The “Firefly” rail-trail will proceed, but developers are supposed to provide an access spur from Oconee Street.  In a memo, Greenway Coordinator Mel Cochran raised questions about the developers’ proposal: “If the bike lanes, plaza and ramp are an attempt to provide that access, there are a number of safety concerns that would make that route unsafe for Greenway users.” She suggested that a wider off-road path might substitute for the two bike lanes, and that the “blank walls at eye level along the entire trail corridor” need to be broken up visually.  

ACC Commissioner Jerry NeSmith questioned whether Selig’s plan can even meet the county’s requirements, insisting that “nobody’s going to ride their bike up that ramp.” But Griffin and County Attorney Bill Berryman said they could work out assurances that the developer would come back and build a suitably level trail access whenever the future trail gets built. The grading question will be on the commission’s agenda for an August vote, but its approval is not required for Selig to go forward, Griffin told Flagpole.

Although critics have suggested that ACC has set aside an old railbed through the property for a Firefly Trail-Oconee Street connection in the legally binding Transportation Corridor Concept Map, county planners contend that the connection doesn’t have to follow that exact route, and Selig’s proposal meets the intent of the map.

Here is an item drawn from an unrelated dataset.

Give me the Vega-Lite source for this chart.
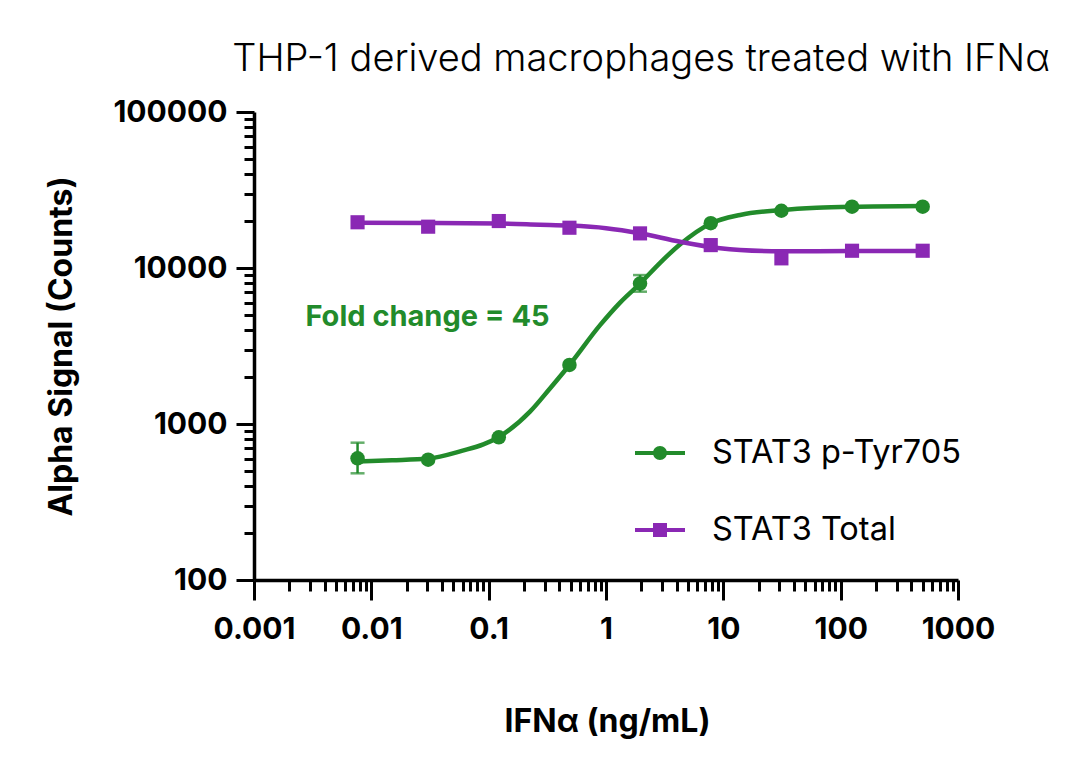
{
  "$schema": "https://vega.github.io/schema/vega-lite/v6.json",
  "width": 704,
  "height": 468,
  "autosize": {"type": "none"},
  "padding": {"left": 254, "top": 112, "right": 122, "bottom": 197},
  "background": "white",
  "title": {
    "text": "THP-1 derived macrophages treated with IFNα",
    "font": "Inter",
    "fontSize": 38,
    "fontWeight": 300,
    "color": "black",
    "anchor": "middle",
    "dx": 35,
    "baseline": "alphabetic",
    "offset": -12
  },
  "config": {"view": {"stroke": null}},
  "resolve": {"axis": {"x": "independent", "y": "independent"}},
  "datasets": {
    "points": [
      {"series": "STAT3 p-Tyr705", "x": 0.00763, "y": 603},
      {"series": "STAT3 p-Tyr705", "x": 0.0305, "y": 590},
      {"series": "STAT3 p-Tyr705", "x": 0.122, "y": 822},
      {"series": "STAT3 p-Tyr705", "x": 0.488, "y": 2390},
      {"series": "STAT3 p-Tyr705", "x": 1.95, "y": 7950},
      {"series": "STAT3 p-Tyr705", "x": 7.81, "y": 19370},
      {"series": "STAT3 p-Tyr705", "x": 31.25, "y": 23280},
      {"series": "STAT3 p-Tyr705", "x": 125, "y": 24700},
      {"series": "STAT3 p-Tyr705", "x": 500, "y": 24700},
      {"series": "STAT3 Total", "x": 0.00763, "y": 19640},
      {"series": "STAT3 Total", "x": 0.0305, "y": 18400},
      {"series": "STAT3 Total", "x": 0.122, "y": 20000},
      {"series": "STAT3 Total", "x": 0.488, "y": 18120},
      {"series": "STAT3 Total", "x": 1.95, "y": 16670},
      {"series": "STAT3 Total", "x": 7.81, "y": 14020},
      {"series": "STAT3 Total", "x": 31.25, "y": 11530},
      {"series": "STAT3 Total", "x": 125, "y": 12900},
      {"series": "STAT3 Total", "x": 500, "y": 12900}
    ],
    "curves": [
      {"series": "STAT3 p-Tyr705", "x": 0.00763, "y": 575},
      {"series": "STAT3 p-Tyr705", "x": 0.015, "y": 585},
      {"series": "STAT3 p-Tyr705", "x": 0.0305, "y": 600},
      {"series": "STAT3 p-Tyr705", "x": 0.06, "y": 675},
      {"series": "STAT3 p-Tyr705", "x": 0.09, "y": 740},
      {"series": "STAT3 p-Tyr705", "x": 0.122, "y": 826},
      {"series": "STAT3 p-Tyr705", "x": 0.225, "y": 1200},
      {"series": "STAT3 p-Tyr705", "x": 0.333, "y": 1690},
      {"series": "STAT3 p-Tyr705", "x": 0.488, "y": 2390},
      {"series": "STAT3 p-Tyr705", "x": 0.89, "y": 4300},
      {"series": "STAT3 p-Tyr705", "x": 1.318, "y": 6000},
      {"series": "STAT3 p-Tyr705", "x": 1.95, "y": 7950},
      {"series": "STAT3 p-Tyr705", "x": 2.89, "y": 10800},
      {"series": "STAT3 p-Tyr705", "x": 4.29, "y": 14200},
      {"series": "STAT3 p-Tyr705", "x": 7.81, "y": 19300},
      {"series": "STAT3 p-Tyr705", "x": 13.9, "y": 21880},
      {"series": "STAT3 p-Tyr705", "x": 31.25, "y": 23500},
      {"series": "STAT3 p-Tyr705", "x": 62.5, "y": 24300},
      {"series": "STAT3 p-Tyr705", "x": 125, "y": 24700},
      {"series": "STAT3 p-Tyr705", "x": 500, "y": 25000},
      {"series": "STAT3 Total", "x": 0.00763, "y": 19500},
      {"series": "STAT3 Total", "x": 0.0305, "y": 19450},
      {"series": "STAT3 Total", "x": 0.122, "y": 19300},
      {"series": "STAT3 Total", "x": 0.274, "y": 18950},
      {"series": "STAT3 Total", "x": 0.488, "y": 18700},
      {"series": "STAT3 Total", "x": 1.0, "y": 18000},
      {"series": "STAT3 Total", "x": 1.95, "y": 16700},
      {"series": "STAT3 Total", "x": 4.29, "y": 14730},
      {"series": "STAT3 Total", "x": 9.4, "y": 13370},
      {"series": "STAT3 Total", "x": 13.9, "y": 13040},
      {"series": "STAT3 Total", "x": 31.25, "y": 12800},
      {"series": "STAT3 Total", "x": 125, "y": 12850},
      {"series": "STAT3 Total", "x": 500, "y": 12850}
    ],
    "errors": [
      {"series": "STAT3 p-Tyr705", "x": 0.00763, "lo": 483, "hi": 759},
      {"series": "STAT3 p-Tyr705", "x": 1.95, "lo": 7050, "hi": 9010}
    ],
    "notes": [
      {"x": 0.0301, "y": 4250, "label": "Fold change = 45"}
    ]
  },
  "layer": [
    {
      "data": {"name": "points"},
      "mark": {"type": "point", "filled": true, "opacity": 0, "size": 1},
      "encoding": {
        "x": {"field": "x", "type": "quantitative", "scale": {"type": "log", "domain": [0.001, 1000]}, "axis": null},
        "y": {"field": "y", "type": "quantitative", "scale": {"type": "log", "domain": [100, 100000]}, "axis": null},
        "color": {
          "field": "series", "type": "nominal",
          "scale": {"domain": ["STAT3 p-Tyr705", "STAT3 Total"], "range": ["#228B2B", "#8A28B4"]},
          "legend": {
            "title": null, "orient": "none", "legendX": 381, "legendY": 316, "padding": 0, "rowPadding": 35,
            "symbolSize": 2500, "symbolOpacity": 1, "symbolStrokeWidth": 0,
            "labelFont": "Inter", "labelFontSize": 32.5, "labelColor": "black", "labelOffset": 27, "labelLimit": 0
          }
        },
        "shape": {
          "field": "series", "type": "nominal",
          "scale": {
            "domain": ["STAT3 p-Tyr705", "STAT3 Total"],
            "range": [
              "M-1,-0.08H1V0.08H-1Z M-0.28,0A0.28,0.28 0 1,1 0.28,0A0.28,0.28 0 1,1 -0.28,0Z",
              "M-1,-0.08H1V0.08H-1Z M-0.28,-0.28H0.28V0.28H-0.28Z"
            ]
          },
          "legend": {
            "title": null, "orient": "none", "legendX": 381, "legendY": 316, "padding": 0, "rowPadding": 35,
            "symbolSize": 2500, "symbolOpacity": 1, "symbolStrokeWidth": 0,
            "labelFont": "Inter", "labelFontSize": 32.5, "labelColor": "black", "labelOffset": 27, "labelLimit": 0
          }
        }
      }
    },
    {
      "data": {"name": "curves"},
      "mark": {"type": "line", "interpolate": "monotone", "strokeWidth": 4.5},
      "encoding": {
        "x": {
          "field": "x", "type": "quantitative",
          "scale": {"type": "log", "domain": [0.001, 1000]},
          "axis": {
            "orient": "bottom",
            "title": "IFNα (ng/mL)",
            "values": [0.001, 0.01, 0.1, 1, 10, 100, 1000],
            "labelExpr": "format(datum.value, '~g')",
            "labelFont": "Inter", "labelFontSize": 30, "labelFontWeight": "bold", "labelColor": "black",
            "labelPadding": 14, "labelOverlap": false, "labelFlush": false,
            "tickSize": 20,
            "tickWidth": 3, "tickColor": "black",
            "domainColor": "black", "domainWidth": 3.5, "grid": false,
            "titleFont": "Inter", "titleFontSize": 32, "titleFontWeight": "bold", "titleColor": "black",
            "titleX": 353, "titleY": 151, "titleBaseline": "alphabetic", "titleAlign": "center"
          }
        },
        "y": {
          "field": "y", "type": "quantitative",
          "scale": {"type": "log", "domain": [100, 100000]},
          "axis": {
            "orient": "left",
            "title": "Alpha Signal (Counts)",
            "values": [100, 1000, 10000, 100000],
            "labelExpr": "format(datum.value, '~g')",
            "labelFont": "Inter", "labelFontSize": 30, "labelFontWeight": "bold", "labelColor": "black",
            "labelPadding": 9, "labelOverlap": false, "labelFlush": false,
            "tickSize": 18,
            "tickWidth": 3, "tickColor": "black",
            "domainColor": "black", "domainWidth": 3.5, "grid": false,
            "titleFont": "Inter", "titleFontSize": 32, "titleFontWeight": "bold", "titleColor": "black",
            "titleX": -193, "titleY": 234, "titleAngle": 270, "titleBaseline": "middle", "titleAlign": "center"
          }
        },
        "color": {"field": "series", "type": "nominal"}
      }
    },
    {
      "data": {"name": "errors"},
      "mark": {"type": "errorbar", "ticks": true, "size": 14, "thickness": 2.5, "color": "#228B2B"},
      "encoding": {
        "x": {"field": "x", "type": "quantitative", "scale": {"type": "log", "domain": [0.001, 1000]}, "axis": null},
        "y": {"field": "lo", "type": "quantitative", "scale": {"type": "log", "domain": [100, 100000]}, "axis": null},
        "y2": {"field": "hi"}
      }
    },
    {
      "data": {"name": "points"},
      "transform": [{"filter": "datum.series == 'STAT3 p-Tyr705'"}],
      "mark": {"type": "point", "filled": true, "opacity": 1, "size": 210, "shape": "circle"},
      "encoding": {
        "x": {
          "field": "x", "type": "quantitative",
          "scale": {"type": "log", "domain": [0.001, 1000]},
          "axis": {
            "orient": "bottom",
            "title": null,
            "values": [0.002,0.003,0.004,0.005,0.006,0.007,0.008,0.009,0.02,0.03,0.04,0.05,0.06,0.07,0.08,0.09,0.2,0.3,0.4,0.5,0.6,0.7,0.8,0.9,2,3,4,5,6,7,8,9,20,30,40,50,60,70,80,90,200,300,400,500,600,700,800,900],
            "labels": false, "domain": false, "grid": false,
            "tickSize": 11, "tickWidth": 3, "tickColor": "black"
          }
        },
        "y": {
          "field": "y", "type": "quantitative",
          "scale": {"type": "log", "domain": [100, 100000]},
          "axis": {
            "orient": "left",
            "title": null,
            "values": [200,300,400,500,600,700,800,900,2000,3000,4000,5000,6000,7000,8000,9000,20000,30000,40000,50000,60000,70000,80000,90000],
            "labels": false, "domain": false, "grid": false,
            "tickSize": 10, "tickWidth": 3, "tickColor": "black"
          }
        },
        "color": {"field": "series", "type": "nominal"}
      }
    },
    {
      "data": {"name": "points"},
      "transform": [{"filter": "datum.series == 'STAT3 Total'"}],
      "mark": {"type": "point", "filled": true, "opacity": 1, "size": 200, "shape": "square"},
      "encoding": {
        "x": {"field": "x", "type": "quantitative", "scale": {"type": "log", "domain": [0.001, 1000]}, "axis": null},
        "y": {"field": "y", "type": "quantitative", "scale": {"type": "log", "domain": [100, 100000]}, "axis": null},
        "color": {"field": "series", "type": "nominal"}
      }
    },
    {
      "data": {"name": "notes"},
      "mark": {"type": "text", "font": "Inter", "fontSize": 29, "fontWeight": "bold", "color": "#228B2B", "align": "center", "baseline": "alphabetic"},
      "encoding": {
        "x": {"field": "x", "type": "quantitative", "scale": {"type": "log", "domain": [0.001, 1000]}, "axis": null},
        "y": {"field": "y", "type": "quantitative", "scale": {"type": "log", "domain": [100, 100000]}, "axis": null},
        "text": {"field": "label"}
      }
    }
  ]
}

Approval of the plan looks likely. Selig is asking only for an exemption to allow ground-floor apartments (rather than retail shops) along Wilkerson Street at the foot of the hill, and by granting that, commissioners will gain assurance that the binding site plan will be followed. Otherwise, the developer could build even more apartments on the site. For the same reason, but with some reservations, the advisory planning commission approved the proposal unanimously.

No public input was taken on the proposal last week, but citizens can have their say before the commission vote on July 2. At earlier meetings, citizens have criticized the proposal as out-of-scale and autocentric.  

Neither a controversial Wal-Mart nor any big-box retailer will be part of the $90 million Selig project, which will fill nine acres between downtown and the Oconee river, and neither will a hoped-for grocery store.  

No grocery store will be included, the developer’s website says, because “grocery stores operate on slim profit margins” and cannot support the costs of parking decks; and “during the past year, one new grocery store has opened in Athens, another has completed a significant expansion, and another is planned in northeast Athens.” That statement seems to be referring to the Fresh Market on Alps Road, the Alps Road Kroger and another Kroger that will be built on Highway 29.

The extensive project of five-to-six-story apartment towers will be built along Oconee and East Broad streets, marching downhill to the river.  They will also face a new public street, required by the county, that will bend from midway down the hill on Oconee street around to East Broad.  Ground-floor shops will line all the streets, with 375 new apartments filling the upper stories.  Parking decks built into the apartment towers will barely be visible. Angled street parking (possibly “reverse-angled” parking slots that drivers must back into, making them safer to exit) will line both sides of the new Hickory Street.

Construction could start this fall and finish in 2015. All present structures on the old Armstrong & Dobbs lumberyard and adjacent properties (including the funkily adapted Jittery Joe’s Roasting Co. on East Broad) will be demolished to build the complex.

The development fulfills earlier predictions by a consultant that, unless the county made other plans for the land between downtown and the river, “the opportunity to develop the riverfront as a major employment center is lost if these 16 critical acres are converted to more student housing.” 

The “Blue Heron” river district proposed by the Economic Development Foundation in 2011 would have required the county to borrow $25 million for land and buildings even beyond the Selig site. It envisioned a hotel, research park, offices, retail space and an amphitheater. But local government officials lacked enthusiasm for such a speculative plan at a time when tax revenues were down and budgets were being cut.